At any rate, the planting of the seed – again, the reverberation of meaning horizontally along the “syntagmatic axis” – is also the object of an on-field narration, chirp, that gives a broadcast linguistic form to the doubts caused precisely by the difference of a given delivery (its meaning vertically, on the “paradigmatic axis”). Shane Warne was unparalleled at this.
Yet the uncertainty doesn’t necessarily have to emerge from a deliberate delivery, a googly or bouncer or sudden inswinger. It can be the slightest ‘misbehaviour’ of the pitch, real or imagined. Onions himself, with characteristic understatement, alluded to it after the day’s play: “It’s funny because the lads said to me that it’s generally keeping quite low and I bowled a ball to Riki Wessels [in the first over] that seamed away and bounced a little bit and I was thinking that’s good signs for a fast bowler”.
Two balls after the steepler past Wessels’s shoulder, Hales was trapped lbw, the ball scurrying along the ground like a spider making a dash from under the pouffe to the TV cabinet. Did it send reverberations through the dressing room and along the chain of meaning (the spell)? It’s hard to say for sure, but the accuracy and movement both ways (the difference) certainly contributed to the dismissal of Michael Lumb, undone by a ball that thudded into front pad with a good stride while trying to cover the away movement seen in the previous half-dozen deliveries. Little he could have done. Shortly afterward, the right-handed Adam Voges was bowled by a ball that seamed away to hit the top of off stump, trying not to thrust his pad at the ball. Again, pretty helpless. Chris Read, so often Notts’ saviour, was then utterly discombobulated and poked at a short, wide ball to edge behind for a golden duck.

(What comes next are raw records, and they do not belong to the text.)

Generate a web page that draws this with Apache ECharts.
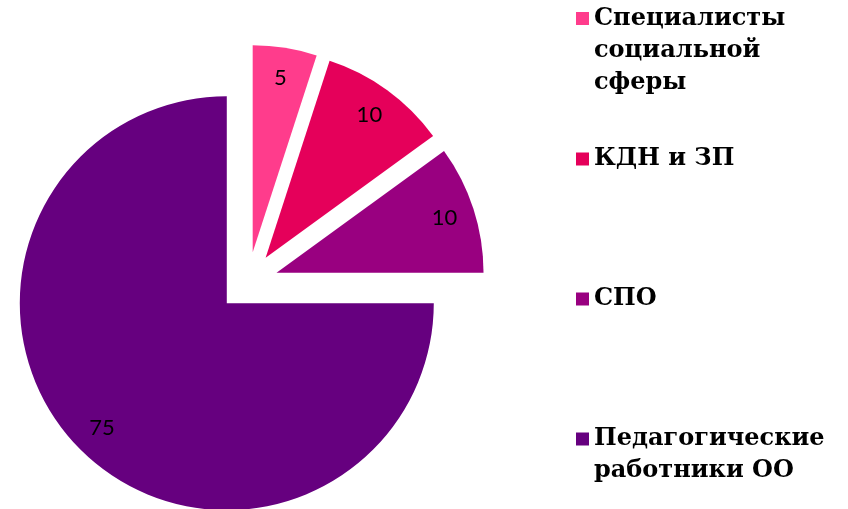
<!DOCTYPE html>
<html>
<head>
<meta charset="utf-8">
<script src="https://cdn.jsdelivr.net/npm/echarts@6/dist/echarts.min.js"></script>
<style>
  html, body { margin: 0; padding: 0; background: #fff; }
  #chart { width: 848px; height: 509px; }
</style>
</head>
<body>
<div id="chart"></div>
<script>
const categories = ['Специалисты\nсоциальной\nсферы', 'КДН и ЗП', 'СПО', 'Педагогические\nработники ОО'];
const values = [5, 10, 10, 75];
const colors = ['#ff3c8c', '#e5005a', '#990080', '#66007f'];
// centre of each legend marker, px from top
const legendMarkY = [18.5, 159, 299, 439];

const LINE = 32;
const pieData = categories.map((name, i) => ({
  name: name,
  value: values[i],
  selected: true,
  itemStyle: { color: colors[i] }
}));

// legend text is centred on its marker, so pad with blank lines above
// to line the marker up with the first line instead
const legends = categories.map((name, i) => {
  const lines = name.split('\n').length;
  const h = (2 * lines - 1) * LINE;
  return {
    orient: 'vertical',
    left: 576,
    top: legendMarkY[i] - h / 2,
    padding: 0,
    itemWidth: 13,
    itemHeight: 13,
    icon: 'rect',
    selectedMode: false,
    data: [name],
    formatter: n => '\n'.repeat(lines - 1) + n,
    textStyle: {
      fontFamily: 'DejaVu Serif',
      fontWeight: 'bold',
      fontSize: 24,
      lineHeight: LINE,
      color: '#000'
    }
  };
});

const chart = echarts.init(document.getElementById('chart'));
chart.setOption({
  animation: false,
  legend: legends,
  series: [
    {
      type: 'pie',
      center: [248, 282],
      radius: 207,
      startAngle: 90,
      clockwise: true,
      selectedMode: 'multiple',
      selectedOffset: 30,
      label: { show: false },
      labelLine: { show: false },
      emphasis: { disabled: true },
      itemStyle: { borderWidth: 0 },
      data: pieData
    },
    {
      // see-through ring, only carries the data labels
      type: 'pie',
      center: [248, 282],
      radius: [140, 207],
      startAngle: 90,
      clockwise: true,
      selectedMode: 'multiple',
      selectedOffset: 30,
      silent: true,
      emphasis: { disabled: true },
      itemStyle: { color: 'rgba(0,0,0,0)', borderWidth: 0 },
      label: {
        show: true,
        position: 'inside',
        formatter: '{c}',
        color: '#000',
        fontFamily: 'Lato',
        fontSize: 22
      },
      labelLine: { show: false },
      data: pieData.map(d => ({ name: d.name, value: d.value, selected: true }))
    }
  ]
});
</script>
</body>
</html>
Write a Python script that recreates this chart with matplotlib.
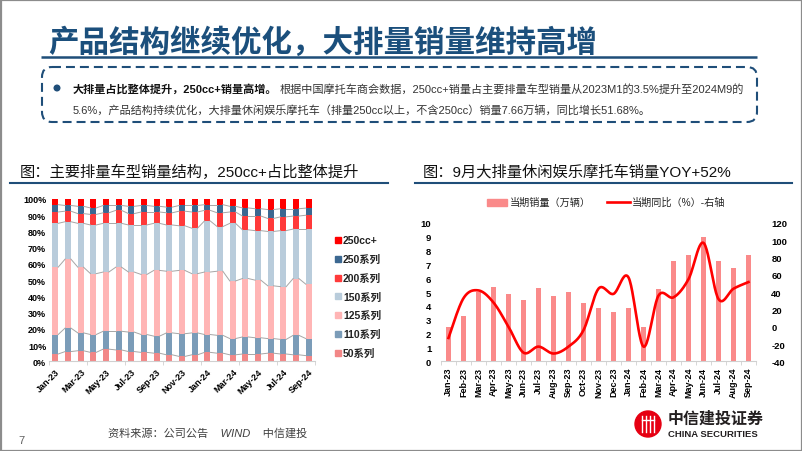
import numpy as np
import matplotlib
matplotlib.use('Agg')
import matplotlib.pyplot as plt
from matplotlib.patches import Rectangle, FancyBboxPatch, Circle
from matplotlib.ticker import FixedLocator

plt.rcParams['font.family'] = ['Liberation Sans', 'Noto Sans CJK SC', 'DejaVu Sans']
plt.rcParams['axes.unicode_minus'] = False

# ---------------- data ----------------
months = ['Jan-23', 'Feb-23', 'Mar-23', 'Apr-23', 'May-23', 'Jun-23', 'Jul-23',
          'Aug-23', 'Sep-23', 'Oct-23', 'Nov-23', 'Dec-23', 'Jan-24', 'Feb-24',
          'Mar-24', 'Apr-24', 'May-24', 'Jun-24', 'Jul-24', 'Aug-24', 'Sep-24']

# share of sales by displacement class (%)
share_50 = [4.5, 6, 6.5, 5.5, 7.5, 7, 6, 5.5, 5, 4, 3, 4, 5.5, 5, 4, 4.5, 4.5, 5, 4.5, 4, 3.5]
share_110 = [12, 14.5, 11, 11, 11, 11.5, 12, 11, 10.5, 13.5, 14, 13.5, 11, 11, 10, 10.5, 10, 9, 9, 12, 10.5]
share_125 = [41.5, 42.5, 40.5, 37.5, 36.5, 39.5, 37, 37, 40.5, 38, 39, 36.5, 38.5, 39.5, 35.5, 36, 35.5, 32.5, 32.5, 35, 33.5]
share_150 = [27, 23, 27, 30, 30, 27, 29, 30.5, 29, 28.5, 27.5, 28, 31.5, 27.5, 35.5, 30, 30.5, 33.5, 34.5, 30.5, 34]
share_200 = [7, 6.5, 6, 6.5, 6.5, 8, 7, 8, 7, 7.5, 9, 10, 6.5, 8.5, 7, 8.5, 9, 8, 8.5, 8, 8.5]
share_250 = [4.5, 3.5, 4.5, 4, 4.5, 3, 4.5, 4, 3.5, 3.5, 3.5, 4, 3.5, 5, 3.5, 5, 4.5, 5.5, 5, 4.5, 4.4]
share_250p = [3.5, 4, 4.5, 5.5, 4, 4, 4.5, 4, 4.5, 5, 4, 4, 3.5, 3.5, 4.5, 5.5, 6, 6.5, 6, 6, 5.6]

series_names = ['50系列', '110系列', '125系列', '150系列', '200系列', '250系列', '250cc+']
series_vals = [share_50, share_110, share_125, share_150, share_200, share_250, share_250p]
series_colors = ['#F28787', '#7B9CB8', '#FFB5B5', '#B9CCDB', '#FF3A3A', '#3C6891', '#FF0000']

# big-displacement leisure motorcycles
sales = [2.45, 3.25, 5.0, 5.4, 4.87, 4.46, 5.3, 4.75, 5.0, 4.2, 3.83, 3.54, 3.83, 2.46,
         5.23, 7.23, 7.69, 8.96, 7.23, 6.77, 7.66]
yoy = [-13, 33, 42, 28, 0, -30, -23, -31, -23, -4, 44, 38, 57, -23,
       36, 34, 55, 97, 32, 44, 51.68]

BLUE = '#1F4E79'

fig = plt.figure(figsize=(8.02, 4.52), dpi=100)

# overlay in pixel coordinates
ov = fig.add_axes([0, 0, 1, 1])
ov.set_xlim(0, 802)
ov.set_ylim(452, 0)
ov.axis('off')

ov.add_patch(Rectangle((0.5, 0.5), 801, 451, fill=False, ec='#8C8C8C', lw=1.6))

ov.text(48, 43, '产品结构继续优化，大排量销量维持高增', fontsize=22, fontweight='bold',
        color='#1B4F7C', va='center', ha='left', family=['Noto Sans CJK SC'])
ov.plot([41, 757], [58, 58], color=BLUE, lw=1.8, solid_capstyle='butt')

ov.add_patch(FancyBboxPatch((42, 68), 715, 55, boxstyle='round,pad=0,rounding_size=10',
                            fill=False, ec=BLUE, lw=1.5, ls=(0, (4.3, 2.4))))
ov.add_patch(Circle((57, 89), 2.8, color=BLUE))

bold_part = '大排量占比整体提升，250cc+销量高增。'
normal_part = '根据中国摩托车商会数据，250cc+销量占主要排量车型销量从2023M1的3.5%提升至2024M9的'
line2 = '5.6%，产品结构持续优化，大排量休闲娱乐摩托车（排量250cc以上，不含250cc）销量7.66万辆，同比增长51.68%。'
t1 = ov.text(73, 89, bold_part, fontsize=8, fontweight='bold', color='#111111',
             va='center', ha='left')
fig.canvas.draw()
bb = t1.get_window_extent(fig.canvas.get_renderer())
ov.text(bb.x1 + 2, 89, normal_part, fontsize=8, color='#333333', va='center', ha='left')
ov.text(73, 110, line2, fontsize=8, color='#333333', va='center', ha='left')

# subtitles
ov.text(20, 172, '图：主要排量车型销量结构，250cc+占比整体提升', fontsize=11, color='#111111',
        va='center', ha='left')
ov.plot([10, 388], [184, 184], color=BLUE, lw=1.5)
ov.text(423, 172, '图：9月大排量休闲娱乐摩托车销量YOY+52%', fontsize=11, color='#111111',
        va='center', ha='left')
ov.plot([415, 792], [184, 184], color=BLUE, lw=1.5)

# footer
ov.text(108, 433, '资料来源：公司公告    WIND    中信建投', fontsize=8, color='#404040',
        va='center', ha='left', style='italic')
ov.text(18, 441, '7', fontsize=8, color='#606060', va='center', ha='left')

# logo
ov.add_patch(Circle((648, 425), 13, color='#E60012'))
for dx in (-6, -2, 2, 6):
    ov.plot([648 + dx, 648 + dx], [417, 433], color='white', lw=1.0)
ov.plot([642, 654], [421, 421], color='white', lw=1.0)
ov.text(668, 419, '中信建投证券', fontsize=11.5, fontweight='bold', color='#231F20',
        va='center', ha='left', family=['Noto Sans CJK SC'])
ov.text(668, 435, 'CHINA SECURITIES', fontsize=6.8, fontweight='bold', color='#231F20',
        va='center', ha='left')

# ---------------- left chart ----------------
x = np.arange(len(months))
axL = fig.add_axes([49 / 802, (452 - 362.3) / 452, 266 / 802, 162.3 / 452])
axL.patch.set_alpha(0)
w = 0.45
bottom = np.zeros(len(months))
for name, vals, col in zip(series_names, series_vals, series_colors):
    v = np.array(vals) / 100.0
    axL.bar(x, v, w, bottom=bottom, color=col, zorder=2)
    bottom = bottom + v
    if name != '250cc+':
        for i in range(len(x) - 1):
            axL.plot([x[i] + w / 2, x[i + 1] - w / 2], [bottom[i], bottom[i + 1]],
                     color='#A6A6A6', lw=0.7, zorder=3)
axL.set_xlim(-0.5, len(months) - 0.5)
axL.set_ylim(0, 1)
axL.set_yticks(np.linspace(0, 1, 11))
axL.set_yticklabels([f'{int(round(t * 100))}%' for t in np.linspace(0, 1, 11)],
                    fontsize=6.5, fontweight='bold')
axL.tick_params(axis='y', length=0, pad=2)
axL.set_xticks(x[::2])
axL.set_xticklabels(months[::2], rotation=45, ha='right', rotation_mode='anchor',
                    fontsize=6.5, fontweight='bold')
axL.tick_params(axis='x', length=0, pad=4)
axL.xaxis.set_minor_locator(FixedLocator(np.arange(-0.5, len(months), 3)))
axL.tick_params(axis='x', which='minor', length=3, color='#D0D0D0')
for s in ['top', 'right', 'left']:
    axL.spines[s].set_visible(False)
axL.spines['bottom'].set_color('#D0D0D0')

# left legend
for k, (name, col) in enumerate(zip(series_names[::-1], series_colors[::-1])):
    yy = 241 + k * 18.8
    ov.add_patch(Rectangle((335, yy - 3), 6, 6, color=col))
    ov.text(343, yy, name, fontsize=7.5, fontweight='bold', color='#222222',
            va='center', ha='left')

# ---------------- right chart ----------------
axR = fig.add_axes([441 / 802, (452 - 362.3) / 452, 315 / 802, (362.3 - 224) / 452])
axR.patch.set_alpha(0)
axR.bar(x, sales, 0.35, color='#FA8A8A', zorder=2)
axR.set_xlim(-0.5, len(months) - 0.5)
axR.set_ylim(0, 10)
axR.set_yticks(range(0, 11))
axR.tick_params(axis='y', length=0, pad=7, labelsize=6.8)
for lab in axR.get_yticklabels():
    lab.set_fontweight('bold')
axR.set_xticks(x)
axR.set_xticklabels(months, rotation=90, fontsize=6.5, fontweight='bold')
axR.tick_params(axis='x', length=0, pad=4)
axR.xaxis.set_minor_locator(FixedLocator(np.arange(-0.5, len(months), 1)))
axR.tick_params(axis='x', which='minor', length=3, color='#D0D0D0')
for s in ['top', 'right', 'left']:
    axR.spines[s].set_visible(False)
axR.spines['bottom'].set_color('#D0D0D0')

axR2 = axR.twinx()
axR2.set_ylim(-40, 120)
axR2.set_yticks(range(-40, 121, 20))
axR2.tick_params(axis='y', length=0, pad=11, labelsize=6.8)
for lab in axR2.get_yticklabels():
    lab.set_fontweight('bold')
for s in axR2.spines.values():
    s.set_visible(False)


def catmull(xs, ys, n=24):
    P = np.column_stack([xs, ys]).astype(float)
    P = np.vstack([P[0], P, P[-1]])
    out = []
    t = np.linspace(0, 1, n, endpoint=False)[:, None]
    for i in range(1, len(P) - 2):
        p0, p1, p2, p3 = P[i - 1], P[i], P[i + 1], P[i + 2]
        seg = 0.5 * (2 * p1 + (-p0 + p2) * t + (2 * p0 - 5 * p1 + 4 * p2 - p3) * t ** 2
                     + (-p0 + 3 * p1 - 3 * p2 + p3) * t ** 3)
        out.append(seg)
    out.append(P[-2][None])
    return np.vstack(out)


curve = catmull(x, yoy)
axR2.plot(curve[:, 0], curve[:, 1], color='#FF0000', lw=1.9, zorder=4)

# right legend
ov.add_patch(Rectangle((487, 200), 20, 6.5, color='#FA8A8A'))
ov.text(510, 203, '当期销量（万辆）', fontsize=7.3, color='#222222', va='center', ha='left')
ov.plot([607, 630], [203, 203], color='#FF0000', lw=1.9)
ov.text(632, 203, '当期同比（%）-右轴', fontsize=7.3, color='#222222', va='center', ha='left')

fig.savefig('out.png', dpi=100)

Cricket’s sages say that you must play the game ball-by-ball, that you must ‘stay in the bubble’ – but that is only partly true and, more to the point, not always advisable, either. It is bordering on negligence not to conduct a continual assessment of both how the pitch is playing – which, after all is a living organism undergoing decay, a “Monocotyledon surface” – and of the sequence of deliveries, looking for clues as to how the bowler is trying to dismiss you, adapting according to the specific environmental dangers: a risk assessment. Yes, you must fully concentrate on this ball when the bowler is running in, but between balls, in the cracks through which meaning slips, in the game’s ‘lowlights’, one must calculate a whole method. Not playing by instinct, so much as by intuition.
Last Thursday, Graham Onions bowled like a deconstructionist philosopher – not a symptomatic reading of a text, but truly a forensic examination of the Notts batsmen’s technique.